Sebastian Vettel extends his Ferrari contract by three years.
Mercedes, Ferrari and Red Bull set to field unchanged driver line-ups in 2018; Vettel’s new contract to run until 2020
Sebastian Vettel has signed a contract extension with Ferrari and committed to the Scuderia until the end of the 2020 season.
The four-time world champion, who was due to become a free agent at the end of the season, has agreed a new three-year deal with the team.
There are, however, likely to be performance-related clauses in the deal which would enable Vettel to leave the team before the contract’s full duration – just as he did three years ago when he left Red Bull to join Ferrari.
“To save Ferrari’s embarrassment in terms of Vettel not wanting to commit himself to the project, they will say it’s a multi-year deal but that doesn’t mean that we know absolutely everything within the contract and that Vettel will not be able to get out of that if and when he wants, because 2019 is the game,” commented Sky F1’s Ted Kravitz.

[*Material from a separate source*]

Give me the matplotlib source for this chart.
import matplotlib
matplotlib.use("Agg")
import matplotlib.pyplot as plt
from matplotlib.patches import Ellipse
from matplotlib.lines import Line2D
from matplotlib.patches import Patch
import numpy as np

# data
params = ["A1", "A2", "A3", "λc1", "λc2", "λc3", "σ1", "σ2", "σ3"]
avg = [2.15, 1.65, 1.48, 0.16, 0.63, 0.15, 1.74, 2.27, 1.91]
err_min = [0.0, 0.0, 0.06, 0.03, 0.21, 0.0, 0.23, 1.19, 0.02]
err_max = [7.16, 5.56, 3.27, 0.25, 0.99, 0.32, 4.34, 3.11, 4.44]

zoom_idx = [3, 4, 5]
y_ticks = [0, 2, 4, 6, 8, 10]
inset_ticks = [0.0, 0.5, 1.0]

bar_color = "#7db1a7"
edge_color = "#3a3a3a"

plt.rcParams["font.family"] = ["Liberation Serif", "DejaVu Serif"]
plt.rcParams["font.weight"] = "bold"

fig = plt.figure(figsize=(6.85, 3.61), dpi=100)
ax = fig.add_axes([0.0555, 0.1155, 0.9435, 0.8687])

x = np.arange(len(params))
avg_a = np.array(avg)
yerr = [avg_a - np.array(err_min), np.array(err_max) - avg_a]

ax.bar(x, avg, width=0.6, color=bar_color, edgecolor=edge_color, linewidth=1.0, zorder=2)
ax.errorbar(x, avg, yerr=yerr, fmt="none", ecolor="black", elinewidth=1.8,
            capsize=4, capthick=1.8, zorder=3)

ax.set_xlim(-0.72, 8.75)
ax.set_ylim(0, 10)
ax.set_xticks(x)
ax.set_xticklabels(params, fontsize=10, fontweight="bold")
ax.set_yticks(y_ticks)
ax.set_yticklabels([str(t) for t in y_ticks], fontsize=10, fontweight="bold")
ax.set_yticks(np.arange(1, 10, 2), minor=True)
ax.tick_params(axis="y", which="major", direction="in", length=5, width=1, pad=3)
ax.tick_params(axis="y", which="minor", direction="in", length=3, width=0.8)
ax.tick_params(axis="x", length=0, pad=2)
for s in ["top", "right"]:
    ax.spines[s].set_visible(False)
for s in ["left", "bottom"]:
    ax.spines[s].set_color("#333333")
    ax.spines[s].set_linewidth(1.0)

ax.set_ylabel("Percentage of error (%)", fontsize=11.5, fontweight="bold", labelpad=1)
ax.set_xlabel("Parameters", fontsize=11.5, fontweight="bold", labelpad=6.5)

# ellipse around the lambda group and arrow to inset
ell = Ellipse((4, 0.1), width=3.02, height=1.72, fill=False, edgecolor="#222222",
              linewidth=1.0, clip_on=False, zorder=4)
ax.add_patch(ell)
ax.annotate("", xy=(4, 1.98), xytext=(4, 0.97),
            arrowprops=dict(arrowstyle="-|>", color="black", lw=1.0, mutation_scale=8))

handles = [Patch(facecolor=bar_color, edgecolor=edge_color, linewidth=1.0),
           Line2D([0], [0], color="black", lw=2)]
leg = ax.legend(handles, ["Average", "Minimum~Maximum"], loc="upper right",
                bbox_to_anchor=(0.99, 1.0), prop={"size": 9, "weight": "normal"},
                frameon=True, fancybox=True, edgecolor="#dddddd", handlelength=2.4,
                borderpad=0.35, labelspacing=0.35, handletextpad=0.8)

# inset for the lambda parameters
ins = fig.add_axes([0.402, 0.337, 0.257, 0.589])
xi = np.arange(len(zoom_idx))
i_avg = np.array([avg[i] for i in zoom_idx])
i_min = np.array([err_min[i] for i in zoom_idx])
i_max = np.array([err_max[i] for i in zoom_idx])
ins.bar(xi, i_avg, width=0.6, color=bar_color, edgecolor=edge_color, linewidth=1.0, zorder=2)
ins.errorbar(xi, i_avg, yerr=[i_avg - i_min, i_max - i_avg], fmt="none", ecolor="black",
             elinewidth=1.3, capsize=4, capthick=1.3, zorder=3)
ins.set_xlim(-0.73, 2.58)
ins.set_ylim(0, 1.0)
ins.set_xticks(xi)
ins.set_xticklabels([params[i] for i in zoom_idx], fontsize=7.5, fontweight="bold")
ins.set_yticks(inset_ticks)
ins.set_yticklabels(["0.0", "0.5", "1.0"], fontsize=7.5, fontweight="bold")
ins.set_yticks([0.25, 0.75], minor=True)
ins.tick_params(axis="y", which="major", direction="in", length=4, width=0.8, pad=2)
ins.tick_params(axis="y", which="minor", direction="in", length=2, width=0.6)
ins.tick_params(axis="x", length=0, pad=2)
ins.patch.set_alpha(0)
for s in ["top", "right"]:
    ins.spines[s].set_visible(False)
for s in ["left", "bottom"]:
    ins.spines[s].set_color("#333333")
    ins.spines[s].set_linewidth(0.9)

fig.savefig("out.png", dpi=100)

“2019 is when everything is going to be changing and that’s when all the big moves are going to be in the transfer market.”

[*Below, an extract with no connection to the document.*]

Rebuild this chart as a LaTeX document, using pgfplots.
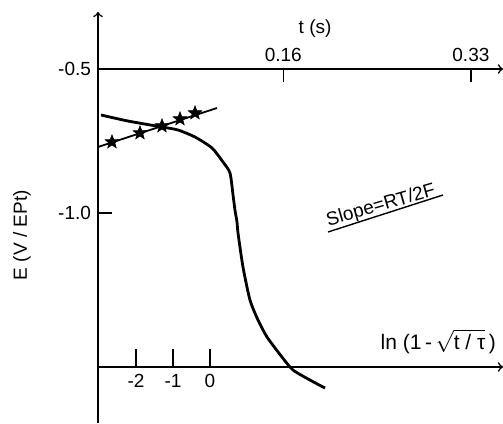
\documentclass[border=0pt]{standalone}
\usepackage{fontspec}
\setmainfont{Liberation Sans}
\usepackage{pgfplots}
\pgfplotsset{compat=1.18}

% filled five-pointed star
\pgfdeclareplotmark{fstar}{%
  \pgfpathmoveto{\pgfpointpolar{90}{\pgfplotmarksize}}%
  \pgfpathlineto{\pgfpointpolar{126}{0.42\pgfplotmarksize}}%
  \pgfpathlineto{\pgfpointpolar{162}{\pgfplotmarksize}}%
  \pgfpathlineto{\pgfpointpolar{198}{0.42\pgfplotmarksize}}%
  \pgfpathlineto{\pgfpointpolar{234}{\pgfplotmarksize}}%
  \pgfpathlineto{\pgfpointpolar{270}{0.42\pgfplotmarksize}}%
  \pgfpathlineto{\pgfpointpolar{306}{\pgfplotmarksize}}%
  \pgfpathlineto{\pgfpointpolar{342}{0.42\pgfplotmarksize}}%
  \pgfpathlineto{\pgfpointpolar{18}{\pgfplotmarksize}}%
  \pgfpathlineto{\pgfpointpolar{54}{0.42\pgfplotmarksize}}%
  \pgfpathclose
  \pgfusepathqfillstroke
}

\begin{document}
\begin{tikzpicture}
\useasboundingbox (0,0) rectangle (251.5pt,211.5pt);
\pgfplotsset{
  every axis/.append style={
    scale only axis, clip=false, width=202.5pt,
    axis line style={line width=0.8pt},
    tick style={line width=0.8pt, black},
    tick align=inside,
    every tick label/.append style={font=\fontsize{9.5}{11}\selectfont},
    label style={font=\fontsize{9.5}{11}\selectfont},
  },
}
% E against t, with the t axis at E = -0.5
\begin{axis}[
  at={(49pt,0pt)}, anchor=south west, height=177pt,
  xmin=0, xmax=0.3584, ymin=-1.729, ymax=-0.5,
  axis x line*=top, axis y line=none, x axis line style={->},
  xtick={0.164,0.33}, xticklabels={0.16,0.33},
  major tick length=6.5pt,
  xlabel={t (s)},
  xlabel style={at={(axis description cs:0.536,1)}, anchor=center, yshift=20pt},
]
\addplot[line width=1.4pt, smooth, tension=0.4] coordinates {
  (0.0027,-0.6597) (0.0265,-0.6806) (0.0566,-0.7014) (0.0708,-0.7118)
  (0.0858,-0.7361) (0.1009,-0.7743) (0.1106,-0.8229) (0.1168,-0.8611)
  (0.1195,-0.9375) (0.1212,-0.9896) (0.1230,-1.0313) (0.1239,-1.0694)
  (0.1283,-1.1875) (0.1345,-1.3021) (0.1416,-1.3715) (0.1496,-1.4306)
  (0.1628,-1.5000) (0.1726,-1.5451) (0.1876,-1.5799) (0.2009,-1.6076)
};
\end{axis}
% E axis
\begin{axis}[
  at={(49pt,0pt)}, anchor=south west, height=205.5pt,
  xmin=0, xmax=1, ymin=-1.729, ymax=-0.302,
  axis y line*=left, axis x line=none, y axis line style={->},
  ytick={-1.0,-0.5}, yticklabels={-1.0,-0.5},
  major tick length=7pt,
  ylabel={E (V / EPt)},
  ylabel style={at={(axis description cs:-0.188,0.457)}, anchor=center},
]
\end{axis}
% E against ln(1-sqrt(t/tau))
\begin{axis}[
  at={(49pt,28pt)}, anchor=south west, height=177.5pt,
  xmin=-3.027, xmax=7.919, ymin=-1.5347, ymax=-0.302,
  axis x line*=bottom, axis y line=none, x axis line style={->},
  xtick={-2,-1,0}, xticklabels={-2,-1,0},
  major tick length=9pt,
  xlabel={ln (1\,-\,$\sqrt{\mbox{t / τ}}$\,)},
  xlabel style={at={(axis description cs:1,0)}, anchor=south east, yshift=3pt,
    font=\fontsize{10.5}{12}\selectfont},
]
\addplot[line width=0.9pt] coordinates {(-3.027,-0.7708) (0.189,-0.6354)};
\addplot[only marks, mark=fstar, mark size=3.6pt, mark options={fill=black, line width=0.3pt}]
  coordinates {
  (-2.649,-0.7535) (-1.892,-0.7222) (-1.297,-0.6979) (-0.811,-0.6736) (-0.405,-0.6528)
};
\end{axis}
\node[rotate=16, font=\fontsize{9.5}{11}\selectfont] at (190.5pt,108.5pt) {Slope=RT/2F};
\draw[line width=0.7pt] (164pt,95.5pt) -- (221.5pt,114pt);
\end{tikzpicture}
\end{document}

Ferrari announced earlier this week that Kimi Raikkonen, Vettel’s current team-mate, had signed a one-year extension to stay for 2018.

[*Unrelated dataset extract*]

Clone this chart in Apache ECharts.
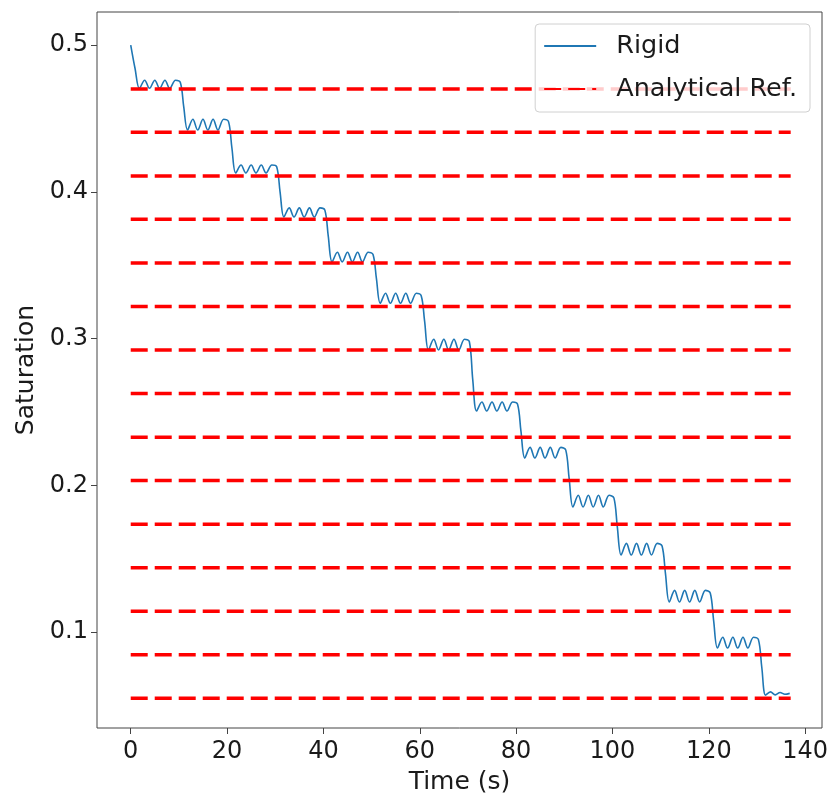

Vettel has been linked with Mercedes throughout the year, although title Lewis Hamilton has expressed his doubts Vettel would be willing to accept equal status with him at the Silver Arrows.
“I think it’s highly unlikely that [Seb] will be here,” Hamilton said. “I don’t think he wants to be my team-mate.
“I know Seb doesn’t want to be my team-mate. He wouldn’t be in the position he is now in his team, in terms of how the team operates, if he was here.”
However, ahead of this week’s Belgian GP, Mercedes confirmed they did hold talks with Vettel this summer.
“We discussed briefly once with him but the more the competitive the Ferrari goes the less the reason he would to leave,” Mercedes non-executive chairman Niki Lauda told Sky Sports F1.
“So, therefore, we stopped it right away a couple of months ago.”
But team boss Toto Wolff later insisted: “We never once had contractual negotiations with Sebastian.”